PROVIDED MATERIAL ->
* Begin *

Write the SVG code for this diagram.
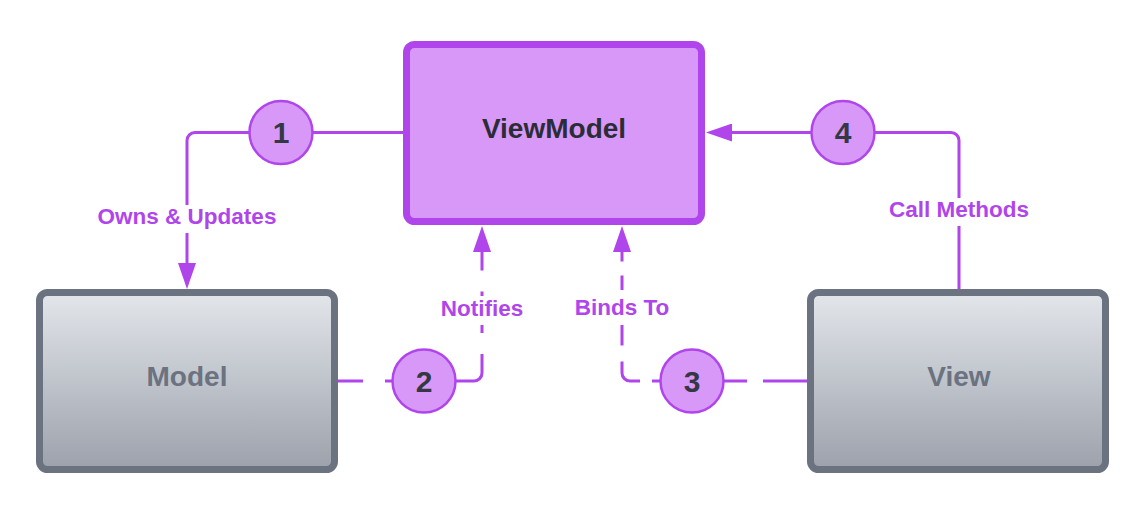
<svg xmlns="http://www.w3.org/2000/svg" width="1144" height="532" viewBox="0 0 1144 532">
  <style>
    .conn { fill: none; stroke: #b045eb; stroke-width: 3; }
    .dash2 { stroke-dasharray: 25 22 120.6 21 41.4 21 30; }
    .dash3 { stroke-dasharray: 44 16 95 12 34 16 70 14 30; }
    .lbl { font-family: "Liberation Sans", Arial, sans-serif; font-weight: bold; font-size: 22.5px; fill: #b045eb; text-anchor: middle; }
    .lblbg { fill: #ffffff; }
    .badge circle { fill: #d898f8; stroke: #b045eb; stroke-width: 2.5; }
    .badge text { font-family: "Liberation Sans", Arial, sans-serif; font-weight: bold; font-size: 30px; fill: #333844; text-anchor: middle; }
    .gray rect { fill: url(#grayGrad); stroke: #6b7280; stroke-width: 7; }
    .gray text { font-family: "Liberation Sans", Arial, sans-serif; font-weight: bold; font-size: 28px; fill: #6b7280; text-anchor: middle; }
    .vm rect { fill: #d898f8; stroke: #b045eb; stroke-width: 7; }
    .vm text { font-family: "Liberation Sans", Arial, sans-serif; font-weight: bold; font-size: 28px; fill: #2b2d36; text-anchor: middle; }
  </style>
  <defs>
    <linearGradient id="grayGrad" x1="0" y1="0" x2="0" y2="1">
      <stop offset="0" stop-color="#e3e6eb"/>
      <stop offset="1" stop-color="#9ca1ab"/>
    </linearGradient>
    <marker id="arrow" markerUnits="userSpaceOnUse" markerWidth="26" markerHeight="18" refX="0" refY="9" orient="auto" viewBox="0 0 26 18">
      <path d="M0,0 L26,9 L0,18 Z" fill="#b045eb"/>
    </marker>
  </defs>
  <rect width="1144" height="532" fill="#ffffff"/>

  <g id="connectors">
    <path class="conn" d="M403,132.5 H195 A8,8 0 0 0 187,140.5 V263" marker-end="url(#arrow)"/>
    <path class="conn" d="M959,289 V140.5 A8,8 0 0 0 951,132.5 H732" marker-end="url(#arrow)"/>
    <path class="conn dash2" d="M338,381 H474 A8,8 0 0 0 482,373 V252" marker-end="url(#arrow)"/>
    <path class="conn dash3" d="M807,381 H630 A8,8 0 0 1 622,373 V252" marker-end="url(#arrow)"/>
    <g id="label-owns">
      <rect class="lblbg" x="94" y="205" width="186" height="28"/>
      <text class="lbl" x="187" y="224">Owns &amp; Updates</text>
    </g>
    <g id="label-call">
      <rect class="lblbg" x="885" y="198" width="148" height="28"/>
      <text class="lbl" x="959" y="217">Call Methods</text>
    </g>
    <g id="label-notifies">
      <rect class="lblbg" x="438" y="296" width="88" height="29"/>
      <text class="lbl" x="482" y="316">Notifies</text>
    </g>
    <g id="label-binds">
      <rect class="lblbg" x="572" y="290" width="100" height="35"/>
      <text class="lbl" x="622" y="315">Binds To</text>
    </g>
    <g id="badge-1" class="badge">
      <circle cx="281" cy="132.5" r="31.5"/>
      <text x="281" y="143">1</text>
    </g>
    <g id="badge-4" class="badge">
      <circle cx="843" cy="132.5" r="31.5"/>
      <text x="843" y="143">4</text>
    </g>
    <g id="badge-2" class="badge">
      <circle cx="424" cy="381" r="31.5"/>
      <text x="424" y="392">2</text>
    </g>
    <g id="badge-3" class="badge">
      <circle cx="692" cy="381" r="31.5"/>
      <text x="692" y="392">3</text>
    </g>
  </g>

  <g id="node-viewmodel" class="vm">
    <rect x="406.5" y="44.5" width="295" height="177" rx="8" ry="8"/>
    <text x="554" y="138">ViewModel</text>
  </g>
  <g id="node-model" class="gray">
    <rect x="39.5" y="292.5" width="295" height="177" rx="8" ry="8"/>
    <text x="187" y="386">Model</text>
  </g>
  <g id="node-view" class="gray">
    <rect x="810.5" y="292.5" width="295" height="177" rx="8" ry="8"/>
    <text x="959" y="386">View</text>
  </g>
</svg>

* End *
* Begin *

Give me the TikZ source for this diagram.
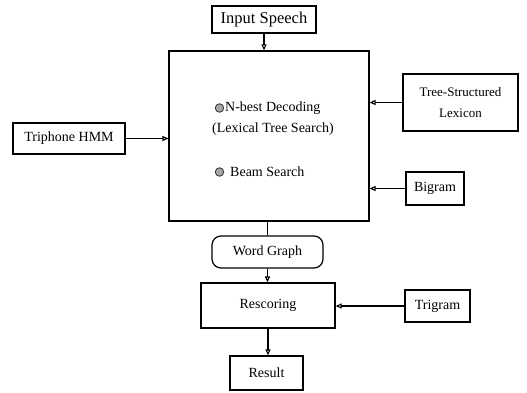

* End *

PROBLEM DESCRIPTION ->
Count every line of the material above that holds the string "diagram", then state only the total.

RESULT OF THIS TASK ->
2